L’auspicio, ora, è che con questa storica decisione della Corte di Giustizia europea sia iniziata almeno nel Vecchio Continente un’inversione di tendenza nel trattamento fiscale dei profitti delle multinazionali. Particolarmente indicativo al riguardo quanto sta accadendo nella stessa Irlanda, dove l’anno scorso le entrate derivanti dalle tasse sulle imprese hanno sfiorato i 24 miliardi di euro (circa sei volte l’importo del 2014). Al punto che si è parlato di una vera e propria «manna fiscale». È un importo equivalente, è stato calcolato, a 5mila euro per ogni uomo, donna e bambino residente nel Paese. Con il quale si potrebbero costruire quasi 100mila abitazioni di edilizia sociale.
La Corte europea ferma anche Google
La stessa Commissione europea continua a lavorare sull’analisi di molti altri tax ruling. E ha già messo nel mirino colossi del calibro di Amazon e McDonald’s. Senza contare che contestualmente alla decisione su Apple, la Corte di giustizia ha respinto il ricorso di Google contro la multa da 2,4 miliardi di euro che era stata comminata all’azienda con l’accusa di abuso di posizione dominante per il servizio Google Shopping.

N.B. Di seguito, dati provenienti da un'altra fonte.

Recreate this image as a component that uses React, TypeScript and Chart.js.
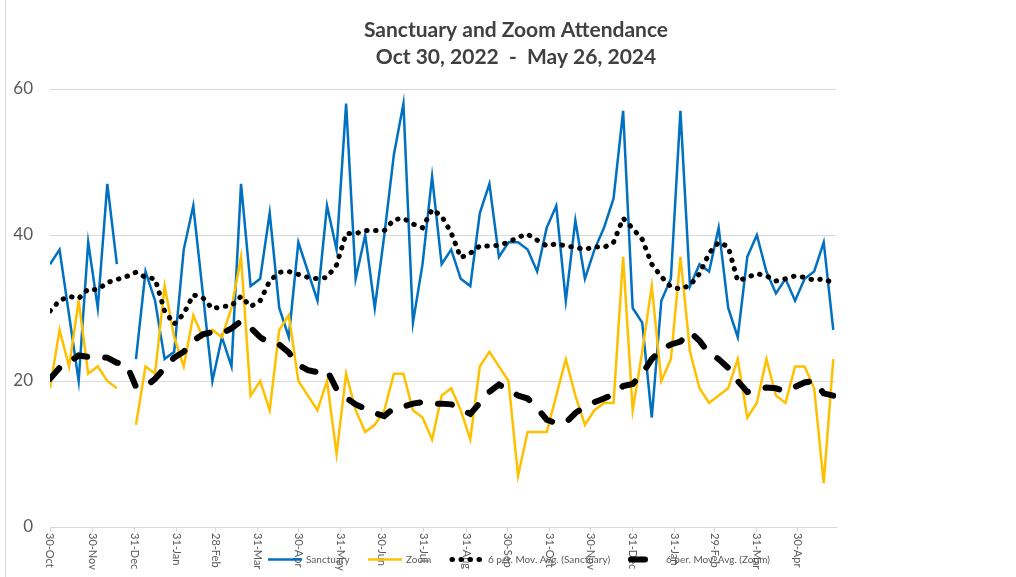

La speranza è che l’approccio alla questione fiscale acquisti maggiore rilevanza nelle strategie e nelle policy con cui le aziende si impegnano sul fronte della responsabilità sociale d’impresa e della sostenibilità. Finora in larga misura non è stato così. Alle tasse, infatti, si è guardato in estrema sintesi come a un costo da contenere il più possibile. Ma se non si contribuisce al benessere della collettività pagando le giuste tasse, con quale credibilità poi ci si dichiara responsabili e sostenibili? Ė ora che la responsabilità fiscale diventi un pilastro della responsabilità sociale.